Acontece então o Cantigas do Maio, que inicia essa terceira fase da música de protesto em Portugal.
Com este álbum José Afonso começa por promover uma mudança no método de produção do disco – apenas esboçada em Traz Outro Amigo Também, de 1970 –, que eleva bastante o padrão de exigência qualitativa que se praticava no nosso país.
O disco foi gravado em França, num estúdio moderno, com capacidades técnicas bastante superiores às então existentes em Portugal.
Além disso, José Afonso entrega a José Mário Branco o trabalho, decisivo, de orquestração, arranjos e produção do álbum (que sairá com a chancela da editora Arnaldo Trindade), o que fomentou a imaginação criativa dos dois cantautores pois, nitidamente, alimentaram-se do talento um do outro.
Essa imaginação aditivada permitiu concretizar um outra zona de inovação: a reinterpretação heterodoxa da música tradicional portuguesa, libertando-a de exagerados espartilhos formais, ultrapassando a questão do respeito pela autenticidade original, modernizando-a sem a fazer perder traços identitários fundamentais e engajando-a na luta política, originando um molde para a futura Música Popular Portuguesa (MPP).
Influência determinante
O Cantigas do Maio influenciou assim toda a produção discográfica musical portuguesa dos anos seguintes, incluindo a do próprio Zeca Afonso, e o seu modelo conceptual de MPP foi reinterpretado por muitos outros, num movimento que verdadeiramente «explodiria» no pós-25 de Abril de 1974, através de inúmeros grupos e artistas que se reivindicaram e reivindicam desse novo género.
José Afonso acrescenta ainda em Cantigas do Maio uma outra inovação: a inclusão de influências árabes, africanas e brasileiras à sua música.
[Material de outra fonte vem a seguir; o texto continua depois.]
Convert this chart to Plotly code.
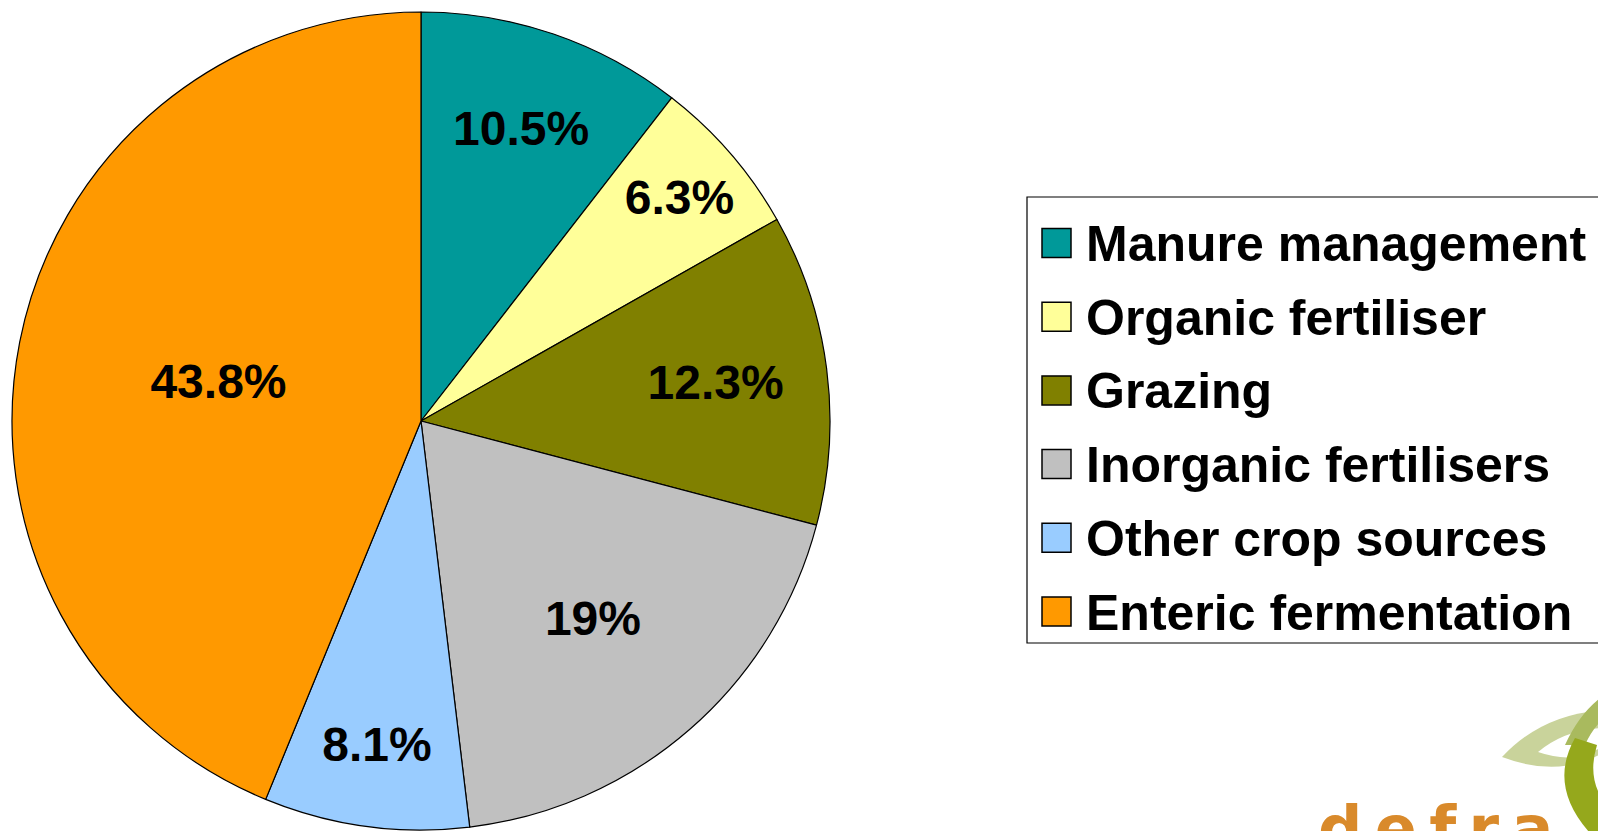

José Cordeiro, numa análise escrita em 1972 na revista Mundo da Canção, que Eduardo M. Raposo transcreve no seu livro Amor e Vinho – da Poesia Luso-Árabe à Nova Música Portuguesa, faz notar o seguinte: o Cantigas do Maio «introduz novos instrumentos, como a darbuka, o bongo berbere, as tumbas, o adufe, o tamborim brasileiro, a guimbarda e os apitos de fole, além de efeitos especiais, como os passos no areal. Tudo isto, para além dos instrumentos habitualmente utilizados, como a guitarra, a guitarra baixo, o trompete, a flauta, o piano, o órgão e o acordeão compõem um conjunto que resulta instrumentalmente perfeito e ajustado às intenções dos poemas».
Aproveitando a deixa desta citação, refira-se ainda outro elemento crucial no Cantigas do Maio – os poemas.
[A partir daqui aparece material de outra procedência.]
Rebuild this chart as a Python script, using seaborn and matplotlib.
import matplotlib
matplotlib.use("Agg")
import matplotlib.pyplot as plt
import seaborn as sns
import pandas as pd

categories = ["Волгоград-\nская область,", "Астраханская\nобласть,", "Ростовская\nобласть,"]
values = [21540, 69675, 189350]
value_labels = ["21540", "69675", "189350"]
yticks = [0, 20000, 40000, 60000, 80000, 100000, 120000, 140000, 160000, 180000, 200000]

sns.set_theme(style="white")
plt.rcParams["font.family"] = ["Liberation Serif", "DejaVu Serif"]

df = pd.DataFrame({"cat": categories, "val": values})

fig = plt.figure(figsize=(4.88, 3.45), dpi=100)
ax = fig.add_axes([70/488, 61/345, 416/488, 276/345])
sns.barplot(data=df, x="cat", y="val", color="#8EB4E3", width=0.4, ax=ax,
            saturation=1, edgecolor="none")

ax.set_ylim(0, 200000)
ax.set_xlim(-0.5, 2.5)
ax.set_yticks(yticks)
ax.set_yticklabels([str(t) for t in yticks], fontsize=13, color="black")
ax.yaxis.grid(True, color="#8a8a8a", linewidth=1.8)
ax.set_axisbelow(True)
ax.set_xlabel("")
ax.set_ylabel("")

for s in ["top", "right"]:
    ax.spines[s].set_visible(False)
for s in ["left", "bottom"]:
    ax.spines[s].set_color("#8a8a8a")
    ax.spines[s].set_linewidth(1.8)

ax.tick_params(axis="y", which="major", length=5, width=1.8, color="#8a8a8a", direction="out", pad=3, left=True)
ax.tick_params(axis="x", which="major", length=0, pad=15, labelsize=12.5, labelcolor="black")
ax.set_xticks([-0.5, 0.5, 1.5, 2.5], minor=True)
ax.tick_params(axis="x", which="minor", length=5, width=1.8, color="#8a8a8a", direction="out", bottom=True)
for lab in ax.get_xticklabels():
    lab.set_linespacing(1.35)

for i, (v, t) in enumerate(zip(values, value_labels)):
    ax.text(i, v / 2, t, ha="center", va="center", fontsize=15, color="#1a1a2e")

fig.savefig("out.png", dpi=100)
Tirando a Ronda das Mafarricas (de António Quadros) e Milho Verde (um tradicional), todas as restantes sete canções têm letras de José Afonso.
E que letras! Umas são de tom surrealista (Senhor Arcanjo, que sob este ângulo de visão, se junta a Ronda das Mafarricas), outras «copiam» os modos da poesia popular tradicional (Cantigas do Maio), outras denunciam a violência assassina da ditadura (Cantar Alentejano, sobre o homicídio de Catarina Eufémia), outras sobre a condição camponesa (A Mulher da Erva, para além do já citado Milho Verde), outras de apelo à luta (Maio Maduro Maio e Coro da Primavera) e outras sobre a narração de uma sociedade solidária (Grândola, Vila Morena).
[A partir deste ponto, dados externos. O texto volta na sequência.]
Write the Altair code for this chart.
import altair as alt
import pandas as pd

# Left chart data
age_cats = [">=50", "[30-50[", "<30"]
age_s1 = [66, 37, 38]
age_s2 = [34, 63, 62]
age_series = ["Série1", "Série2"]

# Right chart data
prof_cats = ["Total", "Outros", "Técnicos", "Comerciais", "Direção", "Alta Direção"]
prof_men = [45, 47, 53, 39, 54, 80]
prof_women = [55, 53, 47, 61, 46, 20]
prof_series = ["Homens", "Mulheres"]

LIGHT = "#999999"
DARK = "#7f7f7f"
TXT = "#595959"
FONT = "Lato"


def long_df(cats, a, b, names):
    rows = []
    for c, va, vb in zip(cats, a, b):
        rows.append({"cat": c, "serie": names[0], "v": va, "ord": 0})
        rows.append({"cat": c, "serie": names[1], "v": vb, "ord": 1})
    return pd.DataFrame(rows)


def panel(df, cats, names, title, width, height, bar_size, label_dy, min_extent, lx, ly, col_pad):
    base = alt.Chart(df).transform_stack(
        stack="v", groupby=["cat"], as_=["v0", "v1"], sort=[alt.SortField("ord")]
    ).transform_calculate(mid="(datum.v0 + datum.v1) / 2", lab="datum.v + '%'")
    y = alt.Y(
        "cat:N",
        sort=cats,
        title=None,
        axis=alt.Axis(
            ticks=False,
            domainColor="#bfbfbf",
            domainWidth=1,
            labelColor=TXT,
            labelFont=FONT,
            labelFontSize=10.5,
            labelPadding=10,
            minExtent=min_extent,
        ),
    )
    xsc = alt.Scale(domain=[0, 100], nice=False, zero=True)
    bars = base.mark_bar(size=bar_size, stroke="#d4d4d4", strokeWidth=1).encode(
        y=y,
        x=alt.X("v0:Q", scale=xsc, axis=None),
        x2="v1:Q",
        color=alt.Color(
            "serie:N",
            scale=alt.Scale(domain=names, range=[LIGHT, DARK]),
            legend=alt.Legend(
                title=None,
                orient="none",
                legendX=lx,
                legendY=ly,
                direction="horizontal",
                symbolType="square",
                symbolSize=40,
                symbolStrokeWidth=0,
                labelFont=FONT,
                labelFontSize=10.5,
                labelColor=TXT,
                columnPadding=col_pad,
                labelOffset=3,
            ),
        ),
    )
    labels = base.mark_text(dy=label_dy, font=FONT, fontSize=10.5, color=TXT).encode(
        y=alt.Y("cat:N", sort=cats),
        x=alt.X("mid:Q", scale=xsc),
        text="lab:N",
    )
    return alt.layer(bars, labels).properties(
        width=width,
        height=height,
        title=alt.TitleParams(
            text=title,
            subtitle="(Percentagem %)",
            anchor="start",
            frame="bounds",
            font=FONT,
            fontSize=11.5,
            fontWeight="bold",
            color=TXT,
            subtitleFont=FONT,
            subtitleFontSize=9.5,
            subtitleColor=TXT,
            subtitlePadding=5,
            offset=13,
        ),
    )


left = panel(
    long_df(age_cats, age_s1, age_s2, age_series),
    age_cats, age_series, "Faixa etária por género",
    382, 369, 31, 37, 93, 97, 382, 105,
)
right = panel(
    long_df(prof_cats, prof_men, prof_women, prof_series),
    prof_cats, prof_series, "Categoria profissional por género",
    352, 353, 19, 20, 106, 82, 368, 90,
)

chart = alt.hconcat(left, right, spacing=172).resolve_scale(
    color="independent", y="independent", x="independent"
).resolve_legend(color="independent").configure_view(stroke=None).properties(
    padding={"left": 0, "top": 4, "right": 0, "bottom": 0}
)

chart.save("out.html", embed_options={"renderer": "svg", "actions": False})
Sim, depois há Grândola Vila Morena, que em cima de tudo o que já foi dito sobre o álbum Cantigas do Maio junta a carga emocional e política de ter sido a senha escolhida para sinal a transmitir, via rádio, de início das movimentações militares que derrubariam a ditadura – a mobilização popular durante a Revolução dos Cravos teria sido certamente muito diferente se o seu hino não cantasse uma «terra da fraternidade», como anuncia o segundo verso desta canção.
A pequena homenagem que se propõe fazer a este disco específico, nesta Festa do Avante! (que tem a felicidade de se juntar à recente homenagem que a RTP fez à obra de José Afonso, através de um documentário e do espectáculo Cantinho do Zeca) identifica claramente um dos expoentes da criação musical portuguesa.
Não, não foi por acaso que em 1978, sete anos depois do seu lançamento, Cantigas do Maio seria eleito por um júri de 25 críticos, reunidos pelo semanário especializado em música, o jornal Se7e, como Melhor Álbum de Sempre da Música Popular Portuguesa.